On Oct 8, 2005, at 6:55 AM, Damien Bobillot wrote: Daniel Jalkut wrote :
I noticed in the documentation that for vfork in particular, because it allows the child process to take over the parent's address space until exec'ing, the follow-fork may not be very helpful.
You're wrong : the child process did really not use the parent adress space. And even if it were true, gdb cannot follow both process at the same time, it must choose to follow the parent OR the child. Try to put a breakpoint just after a vfork, you'll see that gdb only break in the parent process (in the default configuration).
I'm sure I'm technically wrong in some ways, but I am going on what I've observed, and trying to make sense of it in terms of what I have read, for instance:
"When a child process is spawned by vfork, you cannot debug the child or parent until an exec call completes."
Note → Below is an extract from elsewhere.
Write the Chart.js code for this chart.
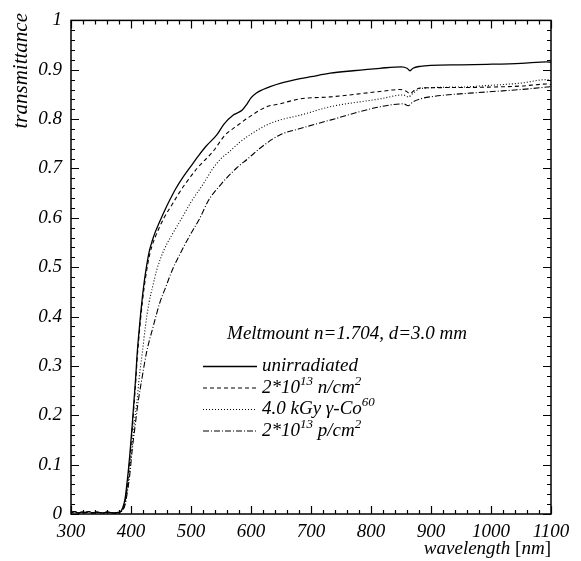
<!DOCTYPE html>
<html><head><meta charset="utf-8">
<script src="https://cdn.jsdelivr.net/npm/chart.js@4/dist/chart.umd.min.js"></script>
<style>html,body{margin:0;padding:0;background:#fff}#wrap{width:581px;height:561px}</style>
</head><body><div id="wrap"><canvas id="c" width="581" height="561"></canvas></div>
<script>
// ---- data ----
const xTickLabels = ['300','400','500','600','700','800','900','1000','1100'];
const yTickLabels = ['0','0.1','0.2','0.3','0.4','0.5','0.6','0.7','0.8','0.9','1'];
const xTitle = 'wavelength';
const xUnit = 'nm';
const yTitle = 'transmittance';
const legendTitle = 'Meltmount n=1.704, d=3.0 mm';
const seriesNames = ['unirradiated', '2*10^{13} n/cm^{2}', '4.0 kGy \u03b3-Co^{60}', '2*10^{13} p/cm^{2}'];

const baseWl = [300,306,312,318,324,330,336,342,348,354,360,366,372,378,382];
const baseT  = [0.003,0.005,0.002,0.004,0.003,0.005,0.002,0.004,0.003,0.002,0.004,0.003,0.002,0.003,0.004];

const unirrWl = [386,390,394,398,402,405,408,410,413,416,419,422,425,428,431,435,440,447,455,465,475,487,500,512,525,543,555,570,578,585,593,600,609,620,632,650,682,700,732,770,815,851,860,865,870,882,900,950,993,1050,1093,1100];
const unirrT  = [0.012,0.03,0.07,0.12,0.18,0.23,0.28,0.32,0.365,0.405,0.44,0.47,0.495,0.517,0.535,0.552,0.57,0.59,0.612,0.637,0.66,0.683,0.705,0.725,0.745,0.768,0.79,0.808,0.813,0.818,0.83,0.843,0.853,0.86,0.866,0.873,0.882,0.886,0.893,0.898,0.903,0.906,0.903,0.898,0.903,0.907,0.909,0.910,0.911,0.913,0.916,0.915];

const neutWl = [386,390,394,398,402,405,408,410,413,416,419,422,425,428,431,435,440,447,455,469,480,490,510,537,557,575,593,626,648,682,732,815,848,858,865,872,882,950,1000,1050,1093,1100];
const neutT  = [0.010,0.025,0.06,0.11,0.17,0.22,0.27,0.31,0.355,0.395,0.43,0.46,0.485,0.507,0.525,0.543,0.56,0.58,0.60,0.628,0.65,0.668,0.70,0.735,0.768,0.785,0.801,0.825,0.831,0.841,0.845,0.856,0.860,0.857,0.852,0.858,0.863,0.864,0.865,0.867,0.871,0.870];

const gammaWl = [386,390,394,398,402,406,410,414,419,424,430,436,443,455,468,485,500,520,537,550,565,580,598,626,648,682,732,815,854,862,870,882,950,993,1050,1093,1100];
const gammaT  = [0.008,0.02,0.05,0.09,0.14,0.19,0.228,0.28,0.328,0.38,0.428,0.46,0.495,0.535,0.565,0.60,0.632,0.668,0.701,0.72,0.735,0.752,0.768,0.788,0.798,0.808,0.825,0.841,0.849,0.845,0.852,0.862,0.865,0.868,0.873,0.880,0.878];

const protWl = [386,390,394,398,402,407,412,419,426,437,448,458,469,483,497,515,529,550,576,595,615,648,682,732,815,854,862,870,882,898,993,1050,1093,1100];
const protT  = [0.008,0.018,0.045,0.08,0.13,0.18,0.228,0.28,0.328,0.38,0.428,0.46,0.495,0.53,0.562,0.60,0.635,0.668,0.701,0.72,0.741,0.768,0.781,0.798,0.825,0.831,0.827,0.835,0.841,0.845,0.855,0.86,0.865,0.866];

// ---- build datasets ----
function pts(wl, t){ const a=[]; baseWl.forEach((w,i)=>a.push({x:w,y:baseT[i]})); wl.forEach((w,i)=>a.push({x:w,y:t[i]})); return a; }
const dashes = [[], [4,3], [1,2], [6,2,1,2]];
const widths = [1.3, 1.1, 1.1, 1.1];
const allSeries = [[unirrWl,unirrT],[neutWl,neutT],[gammaWl,gammaT],[protWl,protT]];
const datasets = allSeries.map((s,i)=>({
  label: seriesNames[i], data: pts(s[0], s[1]), borderColor:'#000', borderWidth: widths[i],
  borderDash: dashes[i], pointRadius:0, fill:false, tension:0.3, cubicInterpolationMode:'monotone'
}));

const SERIF = '"Liberation Serif", "DejaVu Serif", serif';

function drawRich(ctx, str, x, y, size){
  const parts = str.split(/(\^\{[^}]*\})/).filter(s=>s.length);
  let cx = x;
  parts.forEach(p=>{
    if (p.startsWith('^{')){
      const t = p.slice(2,-1);
      ctx.font = 'italic ' + Math.round(size*0.68) + 'px ' + SERIF;
      ctx.fillText(t, cx, y - size*0.42);
      cx += ctx.measureText(t).width;
    } else {
      ctx.font = 'italic ' + size + 'px ' + SERIF;
      ctx.fillText(p, cx, y);
      cx += ctx.measureText(p).width;
    }
  });
}

const framePlugin = {
  id: 'frame',
  afterDraw(chart){
    const ctx = chart.ctx, a = chart.chartArea, xs = chart.scales.x, ys = chart.scales.y;
    ctx.save();
    ctx.strokeStyle = '#000'; ctx.lineWidth = 1.5;
    ctx.strokeRect(a.left, a.top, a.right - a.left, a.bottom - a.top);
    ctx.lineWidth = 1.2;
    ctx.beginPath();
    for (let v = 300; v <= 1100; v += 20){
      const px = Math.round(xs.getPixelForValue(v)) + 0.5;
      const L = (v % 100 === 0) ? 8 : 4;
      ctx.moveTo(px, a.bottom); ctx.lineTo(px, a.bottom - L);
      ctx.moveTo(px, a.top); ctx.lineTo(px, a.top + L);
    }
    for (let k = 0; k <= 50; k++){
      const v = k / 50;
      const py = Math.round(ys.getPixelForValue(v)) + 0.5;
      const L = (k % 5 === 0) ? 8 : 4;
      ctx.moveTo(a.left, py); ctx.lineTo(a.left + L, py);
      ctx.moveTo(a.right, py); ctx.lineTo(a.right - L, py);
    }
    ctx.stroke();

    ctx.fillStyle = '#000';
    // x title
    ctx.textBaseline = 'alphabetic';
    const fs = 19;
    ctx.font = 'italic ' + fs + 'px ' + SERIF;
    const w1 = ctx.measureText(xTitle + ' ').width;
    const w3 = ctx.measureText(xUnit).width;
    ctx.font = fs + 'px ' + SERIF;
    const wb1 = ctx.measureText('[').width, wb2 = ctx.measureText(']').width;
    let x0 = a.right - (w1 + wb1 + w3 + wb2);
    const yb = 554;
    ctx.font = 'italic ' + fs + 'px ' + SERIF; ctx.fillText(xTitle + ' ', x0, yb); x0 += w1;
    ctx.font = fs + 'px ' + SERIF; ctx.fillText('[', x0, yb); x0 += wb1;
    ctx.font = 'italic ' + fs + 'px ' + SERIF; ctx.fillText(xUnit, x0, yb); x0 += w3;
    ctx.font = fs + 'px ' + SERIF; ctx.fillText(']', x0, yb);

    // y title
    ctx.save();
    ctx.translate(27, 13);
    ctx.rotate(-Math.PI/2);
    ctx.font = 'italic 21px ' + SERIF;
    ctx.textAlign = 'right';
    ctx.fillText(yTitle, 0, 0);
    ctx.restore();

    // legend
    ctx.textAlign = 'left';
    ctx.font = 'italic 19px ' + SERIF;
    const tw = ctx.measureText(legendTitle).width;
    ctx.fillText(legendTitle, 347 - tw/2, 339);
    const rows = [371, 392.5, 414, 435.5];
    rows.forEach((yy, i) => {
      ctx.save();
      ctx.lineWidth = widths[i];
      ctx.setLineDash(dashes[i]);
      ctx.beginPath(); ctx.moveTo(203, yy - 4.5); ctx.lineTo(257, yy - 4.5); ctx.stroke();
      ctx.restore();
      drawRich(ctx, seriesNames[i], 262, yy, 19);
    });
    ctx.restore();
  }
};

new Chart(document.getElementById('c'), {
  type: 'line',
  data: { datasets },
  options: {
    responsive: false, animation: false,
    layout: { padding: { top: 14, right: 30, left: 0, bottom: 0 } },
    plugins: { legend: { display: false }, tooltip: { enabled: false } },
    scales: {
      x: {
        type: 'linear', min: 300, max: 1100, position: 'bottom',
        grid: { display: false, drawTicks: false },
        border: { display: false },
        ticks: { stepSize: 100, autoSkip: false, maxRotation: 0, padding: 7, color: '#000',
          font: { family: SERIF, size: 19, style: 'italic' },
          callback: (v) => { const i = xTickLabels.indexOf(String(v)); return i >= 0 ? xTickLabels[i] : ''; } },
        afterFit: (s) => { s.height = 47; }
      },
      y: {
        type: 'linear', min: 0, max: 1, position: 'left',
        grid: { display: false, drawTicks: false },
        border: { display: false },
        ticks: { stepSize: 0.1, padding: 9, color: '#000',
          font: { family: SERIF, size: 19, style: 'italic' },
          callback: (v) => yTickLabels[Math.round(v * 10)] },
        afterFit: (s) => { s.width = 71; }
      }
    }
  },
  plugins: [framePlugin]
});
</script></body></html>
What I experience is that when I change the mode to "follow child," the behavior is no different. My breakpoint that should be triggered in the child process yields a Crash Reporter dialog (EXC_BREAKPOINT), while debugging carries on in the parent. If you use fork, the whole parent memory is copied. If you use vfork, the memory is lazily copied : the system wait until it really need to make the copy, ie if both processes don't write anything in a given memory page, the system won't make the copy, but if one do write something, the system make the copy just before effectively writing things. This use the copy-on-write flag of the paged memory manager.
The man page for vfork (10.4 Tiger) doesn't imply such a polite interaction. It describes a scenario in which the child process literally takes over the parent's "memory and thread of control" until execve or exit is called. If things really do behave as you describe, then a documentation bug report is in order, I think. The only difference between fork and vfork is that vfork is more efficient : for the developer, even when debugging, both functions seem to work the same way.
Again I haven't observed thread following to work in this way. If you're skeptical, you could try on your own machine by attaching to SystemUIServer, setting follow-fork-mode child, and try to set a breakpoint on execve. If you get the luxury of hitting that breakpoint (and not a crash report) then I'd be very interested to determine the differences between our configurations.